Typical Label-Linked Price Patterns
| Product Type | Typical Price Pattern | Why It Happens |
|---|---|---|
| Conventional (no claim) | Baseline in category | Commodity inputs, broad supply, standard margins. |
| Non-GMO Claim | Premium vs baseline | IP sourcing, testing, and tighter supply raise costs. |
| Organic | Higher premium | Certification, input limits, and lower yields push prices up. |
So…Why Do Some Shoppers Think “GM = Cheap Food”?
Farm output jumps matter. When many acres adopt insect-resistant or herbicide-tolerant traits, total supply can rise. Grain buyers then see steadier flows and fewer pest-driven shocks. Over years, that can restrain ingredient costs compared with a world that bans these tools. The effect isn’t a neon discount on a single item; it’s a quieter check on category prices and volatility.
Why You Don’t See A Sticker That Says “Biotech Discount Inside”
Three reasons keep the price tag opaque:
- Ingredients are a slice of total cost. Packaging, transport, energy, marketing, and retailer margin can dwarf the grain bill in many packaged foods.
- Category pricing rules the shelf. Rival brands watch each other. If nearly all use commodity inputs, none gains by advertising a penny-level ingredient edge.
- Labels drive premiums, not discounts. The visible markup sits with non-GMO or organic claims that require special handling.
How To Save Money If You Want Fewer Engineered Ingredients
If you like to avoid certain labels but still watch your budget, aim for whole foods and simple store brands. The price jump often appears on processed items with non-GMO seals. In produce aisles, many fruits and vegetables don’t have engineered versions in U.S. retail. You can pick conventional apples, lettuce, or tomatoes without paying a label premium. If you buy packaged goods, compare unit prices across the non-GMO and conventional versions and decide if the markups match your priorities.
What This Means For Restaurants And School Meals
Food-service buyers negotiate by the truckload. They care about total landed cost and supply security.
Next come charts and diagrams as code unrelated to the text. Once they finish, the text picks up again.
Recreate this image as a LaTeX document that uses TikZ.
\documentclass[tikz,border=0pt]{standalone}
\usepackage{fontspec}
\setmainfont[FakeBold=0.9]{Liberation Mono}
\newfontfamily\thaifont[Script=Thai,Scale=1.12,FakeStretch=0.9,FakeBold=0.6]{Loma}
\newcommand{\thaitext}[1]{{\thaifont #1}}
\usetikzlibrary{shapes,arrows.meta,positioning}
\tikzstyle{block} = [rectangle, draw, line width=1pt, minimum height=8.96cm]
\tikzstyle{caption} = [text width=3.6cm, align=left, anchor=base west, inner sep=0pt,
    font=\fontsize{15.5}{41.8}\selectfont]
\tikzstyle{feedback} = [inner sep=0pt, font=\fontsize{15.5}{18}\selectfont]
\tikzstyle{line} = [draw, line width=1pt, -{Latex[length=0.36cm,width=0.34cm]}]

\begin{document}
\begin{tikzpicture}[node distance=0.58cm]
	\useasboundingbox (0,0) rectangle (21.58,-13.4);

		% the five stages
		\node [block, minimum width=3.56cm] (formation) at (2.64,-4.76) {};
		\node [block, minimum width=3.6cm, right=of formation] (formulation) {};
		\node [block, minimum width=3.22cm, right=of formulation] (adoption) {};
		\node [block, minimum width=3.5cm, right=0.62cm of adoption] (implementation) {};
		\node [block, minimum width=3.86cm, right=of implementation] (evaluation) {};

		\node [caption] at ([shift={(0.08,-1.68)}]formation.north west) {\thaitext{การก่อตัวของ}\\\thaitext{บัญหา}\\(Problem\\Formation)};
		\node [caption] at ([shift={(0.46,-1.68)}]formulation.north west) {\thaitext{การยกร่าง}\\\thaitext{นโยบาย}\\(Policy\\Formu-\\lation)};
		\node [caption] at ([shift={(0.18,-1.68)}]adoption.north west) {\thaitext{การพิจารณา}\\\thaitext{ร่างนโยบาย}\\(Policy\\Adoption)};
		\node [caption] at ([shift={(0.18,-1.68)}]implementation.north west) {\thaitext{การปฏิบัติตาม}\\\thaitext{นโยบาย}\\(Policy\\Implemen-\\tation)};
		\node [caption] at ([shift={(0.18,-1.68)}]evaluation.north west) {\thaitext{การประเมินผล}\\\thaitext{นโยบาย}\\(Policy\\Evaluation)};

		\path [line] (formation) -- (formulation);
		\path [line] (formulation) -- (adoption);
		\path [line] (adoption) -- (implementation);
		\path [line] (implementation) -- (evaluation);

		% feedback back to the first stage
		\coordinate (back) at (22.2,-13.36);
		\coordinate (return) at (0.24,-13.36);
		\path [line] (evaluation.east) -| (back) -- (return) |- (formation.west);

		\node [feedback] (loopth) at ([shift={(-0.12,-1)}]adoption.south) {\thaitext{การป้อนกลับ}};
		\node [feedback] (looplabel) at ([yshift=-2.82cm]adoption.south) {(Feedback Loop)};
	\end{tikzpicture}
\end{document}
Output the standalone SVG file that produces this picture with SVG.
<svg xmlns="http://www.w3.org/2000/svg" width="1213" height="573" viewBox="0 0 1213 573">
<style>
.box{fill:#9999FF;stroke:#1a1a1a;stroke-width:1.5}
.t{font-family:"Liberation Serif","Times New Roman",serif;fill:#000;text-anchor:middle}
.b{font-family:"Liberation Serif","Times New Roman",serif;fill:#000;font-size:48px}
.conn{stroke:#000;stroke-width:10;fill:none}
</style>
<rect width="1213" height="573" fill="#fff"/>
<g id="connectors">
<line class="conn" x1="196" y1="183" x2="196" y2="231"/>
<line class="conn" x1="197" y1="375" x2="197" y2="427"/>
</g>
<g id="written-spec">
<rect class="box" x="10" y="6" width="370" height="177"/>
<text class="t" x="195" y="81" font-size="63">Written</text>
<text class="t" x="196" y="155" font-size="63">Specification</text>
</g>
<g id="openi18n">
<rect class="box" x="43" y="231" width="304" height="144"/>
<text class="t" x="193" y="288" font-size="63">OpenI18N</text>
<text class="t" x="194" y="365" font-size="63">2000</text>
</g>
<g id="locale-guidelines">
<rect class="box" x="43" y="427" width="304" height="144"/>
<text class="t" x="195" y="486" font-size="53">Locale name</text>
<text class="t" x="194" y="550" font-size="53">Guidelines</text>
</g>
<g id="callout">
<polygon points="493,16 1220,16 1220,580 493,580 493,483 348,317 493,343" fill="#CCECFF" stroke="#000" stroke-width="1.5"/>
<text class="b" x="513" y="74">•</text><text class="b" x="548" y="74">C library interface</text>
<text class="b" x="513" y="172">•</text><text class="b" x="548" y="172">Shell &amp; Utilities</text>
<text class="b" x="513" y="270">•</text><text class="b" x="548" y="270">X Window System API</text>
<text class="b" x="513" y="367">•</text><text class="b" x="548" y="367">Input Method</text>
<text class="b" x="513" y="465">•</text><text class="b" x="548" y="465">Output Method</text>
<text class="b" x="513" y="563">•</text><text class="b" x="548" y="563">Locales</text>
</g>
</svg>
When traits help farmers deliver steady volumes, cafeterias and chains can plan menus and pricing more easily. That stability helps budgets even if menus don’t flag ingredient breeding methods.
Method Snapshot: How We Weighed The Evidence
This guide leans on peer-reviewed meta-analyses, U.S. economic reports, and retail price studies. Meta-analyses aggregate dozens of trials to estimate average shifts in yield, pesticide use, and farm profit. Economic reports track seed and organic premiums over time. Retail studies match near-identical items with and without non-GMO claims to see what shoppers pay in real stores. Links above point to sources you can read directly.
Common Myths, Debunked With Price Logic
“Pricier Seed Always Raises Grocery Bills”
Seed is only one line item on farms and an even smaller slice of total food cost. If fields deliver more grain per acre or skip multiple spray passes, the unit cost can still fall. Supply-chain math then spreads that benefit across many products.
“If There’s No Discount Sticker, There’s No Benefit”
Benefits can be hidden in the baseline. Think of it like cheaper steel keeping car prices steady across a model year. Shoppers don’t see a line item for steel, yet the material price shapes the sticker over time. Grain works the same way.
“Non-GMO Always Means Better Value”
Value depends on your goals. If a claim matters to you, pay the premium and enjoy the pick. If you’re chasing the lowest unit price, the baseline item without the claim often wins on cost.
What To Watch Next
New breeding tools are pushing traits into fruits, vegetables, and specialty crops. Some traits aim at shelf life or waste reduction. If those gains stick, retailers may trim shrink and pass along savings through sales and promo cycles. Keep an eye on labels, unit prices, and store brand moves.
Practical Shopping Tips
- Use unit pricing to compare label claims against cost per ounce.
- Check store brands; many use the same contract manufacturers as name brands.
- Buy staple oils in larger jugs when on sale; refined canola or soybean oil often undercuts “label-claim” bottles.
- When buying eggs, milk, or meat with non-GMO feed claims, expect a premium; scan weekly ads for rollbacks.
- In produce, most items are not engineered; pick conventional to sidestep label markups.
Bottom Line For Shoppers
Farm data show yield gains and fewer insecticide passes with engineered traits, which lowers unit costs even when seed runs higher. Those gains translate into steady ingredient markets rather than a flashy discount tag. The premiums you can see sit on non-GMO and organic claims that require separate sourcing and verification. If your goal is the lowest price, conventional items without special claims usually deliver the best deal. If your goal is a specific label, build that premium into your plan and shop promos.